Both sides drew encouragement from the set of opinions Monday.
The Washington, D.C.-based American Humanists Association, representing the plaintiffs, called it a “big win” in a news release.
“The Eleventh Circuit’s decision properly recognized controlling precedent requires the removal of this enormous government-owned Christian cross prominently displayed in a popular city park,” said Monica Miller, AHA’s senior counsel and lead attorney on the case. “The decision harmonizes with decades of Establishment Clause precedent finding similar government cross displays unconstitutional.”
That’s not how the decision looked to the city of Pensacola and its lead counsel, Luke Goodrich of the Becket Fund for Religious Liberty in Washington, D.C.
“The Constitution doesn’t require the government to scrub every religious symbol from the public square,” Goodrich, vice president and senior counsel at Becket, said in a news release. “The Supreme Court has repeatedly said that the government can recognize religion as a fundamental part of our history and culture, and we’re glad that the majority of the court agreed that the cross is constitutional.”
The city’s news release said a wooden cross was first placed in Pensacola’s Bayview Park in 1941 by the local chapter of the Junior Chamber of Commerce (Jaycees), a private, civic, nonprofit organization, as the United States prepared to enter World War II. For decades, the Jaycees and other groups have hosted community events at the memorial, including Veterans Day and Memorial Day remembrances. It remains a gathering place for religious and nonreligious groups within the Pensacola community, the city said.
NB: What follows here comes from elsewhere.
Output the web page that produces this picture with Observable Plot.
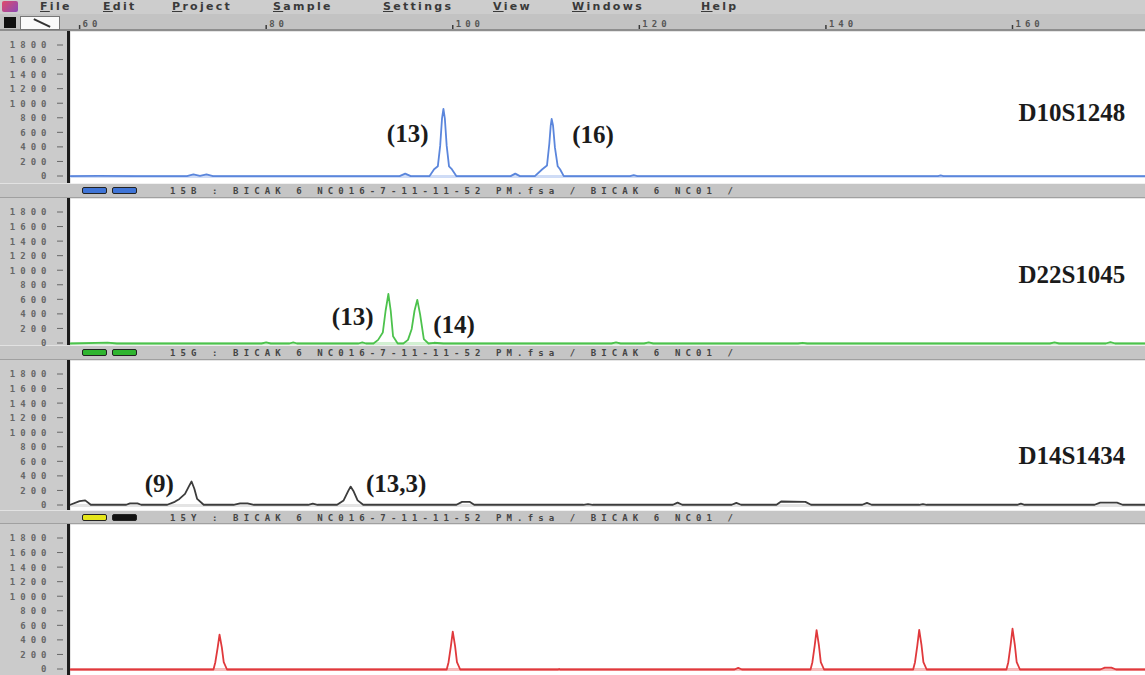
<!DOCTYPE html>
<html>
<head>
<meta charset="utf-8">
<script src="https://cdn.jsdelivr.net/npm/d3@7"></script>
<script src="https://cdn.jsdelivr.net/npm/@observablehq/plot@0.6"></script>
<style>
  html, body { margin: 0; padding: 0; background: #fff; }
  #app { position: relative; width: 1145px; height: 675px; overflow: hidden; background: #fff; }
  .menu { position: absolute; left: 0; top: 0; width: 1145px; height: 14px; background: #cdcdcd; }
  .menu .item { position: absolute; top: 0px; font: 600 11px "DejaVu Sans", sans-serif; letter-spacing: 2.3px; color: #3a3a3a; line-height: 14px; }
  .menu .item u { text-decoration: underline; }
  .menu .icon { position: absolute; left: 2px; top: 1px; width: 16px; height: 11px; background: linear-gradient(135deg, #e04a6a, #8a4ab8); border-radius: 2px; }
  .ruler { position: absolute; left: 0; top: 14px; width: 1145px; height: 17px; background: #c3c3c3; }
  .ruler .dark { position: absolute; left: 0; bottom: 0; width: 1145px; height: 2px; background: #8e8e8e; }
  .ruler .sq { position: absolute; left: 4px; top: 3px; width: 12px; height: 11px; background: #111; }
  .ruler .btn { position: absolute; left: 20px; top: 2px; width: 38px; height: 12px; background: #fafafa; border: 1px solid #777; }
  .ruler .btn::after { content: ""; position: absolute; left: 12px; top: 5px; width: 18px; height: 2px; background: #333; transform: rotate(25deg); }
  .bar { position: absolute; left: 0; width: 1145px; background: #c5c5c5; border-top: 1px solid #e2e2e2; box-sizing: border-box; border-bottom: 1px solid #a0a0a0; }
  .bar .b { position: absolute; top: 3px; width: 25px; height: 7px; border-radius: 2px; box-sizing: border-box; border: 1.5px solid #222; }
  .bar .t { position: absolute; left: 170px; top: 1px; font: bold 9px "DejaVu Sans Mono", monospace; letter-spacing: 5.1px; color: #444; white-space: pre; line-height: 12px; }
  .panel { position: absolute; left: 0; }
  .panel svg { overflow: visible !important; }
  .axisline { position: absolute; left: 67px; width: 3px; background: #1c1c1c; }
  /* RFU tick marks sit a little away from the axis line */
  .chan g[aria-label="y-axis tick"], .chan .tick line { transform: translateX(-7px); }
  .chan g[font-family="Liberation Serif"] text, .chan g[font-family="Liberation Serif"] { letter-spacing: 0; }
</style>
</head>
<body>
<div id="app"></div>
<script>
// Fragment sizes (bp) on the ruler and RFU ticks on every channel
const rulerTicks = [60, 80, 100, 120, 140, 160];
const rfuTicks = [0, 200, 400, 600, 800, 1000, 1200, 1400, 1600, 1800];
const menuItems = ["File", "Edit", "Project", "Sample", "Settings", "View", "Windows", "Help"];

// Blue channel trace, [size (bp), height (RFU)]
const blueTrace = [
  [59.0, 5], [62, 8], [66, 5], [71.5, 5], [72.2, 30], [72.9, 10], [73.6, 28], [74.3, 5],
  [80, 5], [88, 6], [94.3, 5], [94.9, 40], [95.5, 5],
  [97.5, 5], [98.0, 100], [98.4, 140], [98.65, 420], [98.85, 800], [99.0, 930], [99.15, 800],
  [99.35, 420], [99.6, 140], [99.9, 100], [100.4, 5],
  [106.2, 5], [106.7, 40], [107.2, 5],
  [108.8, 5], [109.6, 100], [110.1, 150], [110.35, 450], [110.5, 700], [110.6, 790], [110.75, 700],
  [110.95, 400], [111.25, 140], [111.5, 100], [111.9, 5],
  [119, 5], [119.4, 18], [119.8, 5], [152, 5], [152.3, 15], [152.6, 5], [174.3, 5]
];

// Green channel trace
const greenTrace = [
  [59, 0], [63, 12], [64, 0], [75, 0], [79.5, 0], [80, 15], [80.5, 0], [82.5, 0], [82.9, 15], [83.3, 0],
  [89.9, 0], [90.3, 15], [90.7, 0],
  [91.5, 0], [92.0, 50], [92.5, 150], [92.8, 450], [93.1, 680], [93.35, 450], [93.6, 100], [94.1, 0],
  [94.7, 0], [95.2, 50], [95.6, 200], [95.9, 450], [96.2, 600], [96.5, 400], [96.9, 60], [97.4, 0],
  [98, 10], [99, 0], [117, 0], [117.5, 15], [118, 0], [120.5, 0], [121, 15], [121.5, 0],
  [137, 0], [137.5, 10], [138, 0], [164, 0], [164.5, 15], [165, 0], [170, 0], [170.5, 20], [171, 0], [174.3, 0]
];

// Yellow channel trace (drawn in black)
const blackTrace = [
  [59, 10], [60, 60], [60.6, 70], [61.2, 10], [65, 10], [65.4, 30], [66.2, 30], [66.6, 10],
  [69.4, 10], [70.2, 50], [70.7, 90], [71.3, 160], [71.7, 260], [72.0, 330], [72.3, 230], [72.6, 90], [73.3, 10],
  [76.5, 10], [77.2, 30], [78.0, 30], [78.7, 10], [84.5, 10], [85, 25], [85.5, 10],
  [87.6, 10], [88.3, 70], [88.8, 200], [89.05, 260], [89.35, 200], [89.8, 70], [90.4, 10],
  [100.4, 10], [101, 50], [101.8, 50], [102.3, 10], [114, 10], [114.5, 20], [115, 10],
  [123.6, 10], [124.1, 40], [124.6, 10], [129.9, 10], [130.4, 35], [130.9, 10],
  [134.7, 10], [135.2, 55], [137.8, 50], [138.4, 10], [143.9, 10], [144.4, 35], [144.9, 10],
  [150, 10], [150.4, 20], [150.8, 10], [160.5, 10], [160.9, 25], [161.3, 10],
  [168.8, 10], [169.4, 40], [171.2, 40], [171.8, 10], [174.3, 10]
];

// Red channel: size standard peaks at 75, 100, 139, 150 and 160 bp
const redTrace = [
  [59, 0], [74.35, 0], [74.55, 100], [74.8, 300], [75.0, 480], [75.25, 300], [75.45, 100], [75.8, 0],
  [99.35, 0], [99.55, 100], [99.8, 320], [100.0, 520], [100.25, 320], [100.45, 100], [100.8, 0],
  [111.3, 0], [111.4, 8], [111.5, 0], [130.2, 0], [130.6, 22], [131.0, 0],
  [138.35, 0], [138.55, 100], [138.8, 330], [139.0, 540], [139.25, 330], [139.45, 100], [139.8, 0],
  [149.35, 0], [149.55, 100], [149.8, 330], [150.0, 545], [150.25, 330], [150.45, 100], [150.8, 0],
  [159.35, 0], [159.55, 100], [159.8, 340], [160.0, 560], [160.25, 340], [160.45, 100], [160.8, 0],
  [169.4, 0], [169.9, 25], [170.6, 25], [171.1, 0], [174.3, 0]
];

// Allele calls written next to their peaks
const blueAlleles = [
  {label: "(13)", bp: 97.4, rfu: 590, side: "left"},
  {label: "(16)", bp: 112.8, rfu: 565, side: "right"}
];
const greenAlleles = [
  {label: "(13)", bp: 91.5, rfu: 370, side: "left"},
  {label: "(14)", bp: 97.9, rfu: 250, side: "right"}
];
const blackAlleles = [
  {label: "(9)", bp: 70.1, rfu: 290, side: "left"},
  {label: "(13,3)", bp: 90.7, rfu: 290, side: "right"}
];
const redAlleles = [];

// Locus names
const loci = [
  {name: "D10S1248", bp: 172.1, rfu: 866},
  {name: "D22S1045", bp: 172.1, rfu: 948},
  {name: "D14S1434", bp: 172.1, rfu: 687}
];

const sampleFile = " : BICAK 6 NC016-7-11-11-52 PM.fsa / BICAK 6 NC01 /";
const barTags = ["15B", "15G", "15Y"];

const W = 1145;
const xScale = {domain: [60, 160], range: [79.1, 1012]};
const app = document.getElementById("app");

function el(tag, cls, style, html) {
  const e = document.createElement(tag);
  if (cls) e.className = cls;
  if (style) Object.assign(e.style, style);
  if (html != null) e.innerHTML = html;
  return e;
}

// Menu bar
const menu = el("div", "menu");
menu.appendChild(el("div", "icon"));
const menuLeft = [40, 103, 172, 273, 383, 493, 572, 701];
menuItems.forEach((m, i) => {
  menu.appendChild(el("span", "item", {left: menuLeft[i] + "px"}, `<u>${m[0]}</u>${m.slice(1)}`));
});
app.appendChild(menu);

// Size ruler
const ruler = el("div", "ruler");
ruler.appendChild(el("div", "dark"));
ruler.appendChild(el("div", "sq"));
ruler.appendChild(el("div", "btn"));
const rulerSvg = Plot.plot({
  width: W, height: 17, marginLeft: 0, marginRight: 0, marginTop: 0, marginBottom: 0,
  style: {background: "transparent", position: "absolute", left: "0px", top: "0px", overflow: "visible", letterSpacing: "4px"},
  x: {...xScale, axis: null},
  marks: [
    Plot.tickX(rulerTicks, {x: d => d, insetTop: 11, insetBottom: 2, stroke: "#3a3a3a", strokeWidth: 1.5}),
    Plot.text(rulerTicks, {
      x: d => d, text: d => String(d), frameAnchor: "top", dy: 6, dx: 3, textAnchor: "start",
      fontSize: 9, fontWeight: "bold", fontFamily: "DejaVu Sans Mono", fill: "#555"
    })
  ]
});
ruler.appendChild(rulerSvg);
app.appendChild(ruler);

// Sample bars between the channels
const bars = [
  {top: 183, height: 15, colors: ["#3f74d6", "#3f74d6"]},
  {top: 345, height: 15, colors: ["#2fb52f", "#2fb52f"]},
  {top: 510, height: 14, colors: ["#e6e61a", "#111111"]}
];
bars.forEach((b, i) => {
  const bar = el("div", "bar", {top: b.top + "px", height: b.height + "px"});
  bar.appendChild(el("div", "b", {left: "82px", background: b.colors[0]}));
  bar.appendChild(el("div", "b", {left: "112px", background: b.colors[1]}));
  bar.appendChild(el("div", "t", null, barTags[i] + sampleFile));
  app.appendChild(bar);
});

// Channel panels
const panels = [
  {top: 31, height: 152, trace: blueTrace, color: "#5b86dc", band: "#cfdcf6", alleles: blueAlleles, locus: loci[0]},
  {top: 198, height: 147, trace: greenTrace, color: "#4cc24c", band: "#d2f0d2", alleles: greenAlleles, locus: loci[1]},
  {top: 360, height: 150, trace: blackTrace, color: "#3c3c3c", band: "#e4e4e4", alleles: blackAlleles, locus: loci[2]},
  {top: 524, height: 151, trace: redTrace, color: "#e0393c", band: "#f6bcbc", alleles: redAlleles, locus: null}
];

const alleleFont = {fontFamily: "Liberation Serif", fontWeight: "bold", fontSize: 25, fill: "#1b1b1b"};

panels.forEach(p => {
  const marks = [
    Plot.frame({fill: "white", stroke: null}),
    Plot.ruleY([0], {stroke: p.band, strokeWidth: 3}),
    Plot.line(p.trace, {x: d => d[0], y: d => d[1], stroke: p.color, strokeWidth: 1.8, strokeLinejoin: "round"}),
    Plot.text(p.alleles, {filter: d => d.side === "left", x: "bp", y: "rfu", text: "label", textAnchor: "end", ...alleleFont}),
    Plot.text(p.alleles, {filter: d => d.side === "right", x: "bp", y: "rfu", text: "label", textAnchor: "start", ...alleleFont})
  ];
  if (p.locus) {
    marks.push(Plot.text([p.locus], {x: "bp", y: "rfu", text: "name", textAnchor: "end", ...alleleFont}));
  }
  const svg = Plot.plot({
    className: "chan",
    width: W, height: p.height,
    marginLeft: 70, marginRight: 0, marginTop: 0, marginBottom: 0,
    style: {background: "#cbcbcb", fontFamily: "DejaVu Sans Mono", fontSize: "9px", fontWeight: "bold", color: "#666", letterSpacing: "5px"},
    x: {...xScale, axis: null},
    y: {domain: [0, 1800], range: [145, 14], axis: "left", ticks: rfuTicks, tickSize: 6, tickPadding: 13, label: null, tickFormat: d => String(d)},
    marks
  });
  svg.classList.add("chan");
  const wrap = el("div", "panel", {top: p.top + "px", height: p.height + "px"});
  wrap.appendChild(svg);
  wrap.appendChild(el("div", "axisline", {top: "0px", height: p.height + "px"}));
  app.appendChild(wrap);
});
</script>
</body>
</html>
The cross is one of some 170 displays in Pensacola parks reflecting different aspects of the city’s history and culture, the city said.
“This cross is more than a religious symbol,” Ashton Hayward, mayor of Pensacola, said in the city and the Becket Fund’s joint statement. “It’s an important part of our city’s history and culture. … To tear down this symbol just because a few are offended by it shows hostility to religion, not neutrality.”
Hayward added, “The city looks forward to being vindicated on appeal—as the majority of the court said it should be.”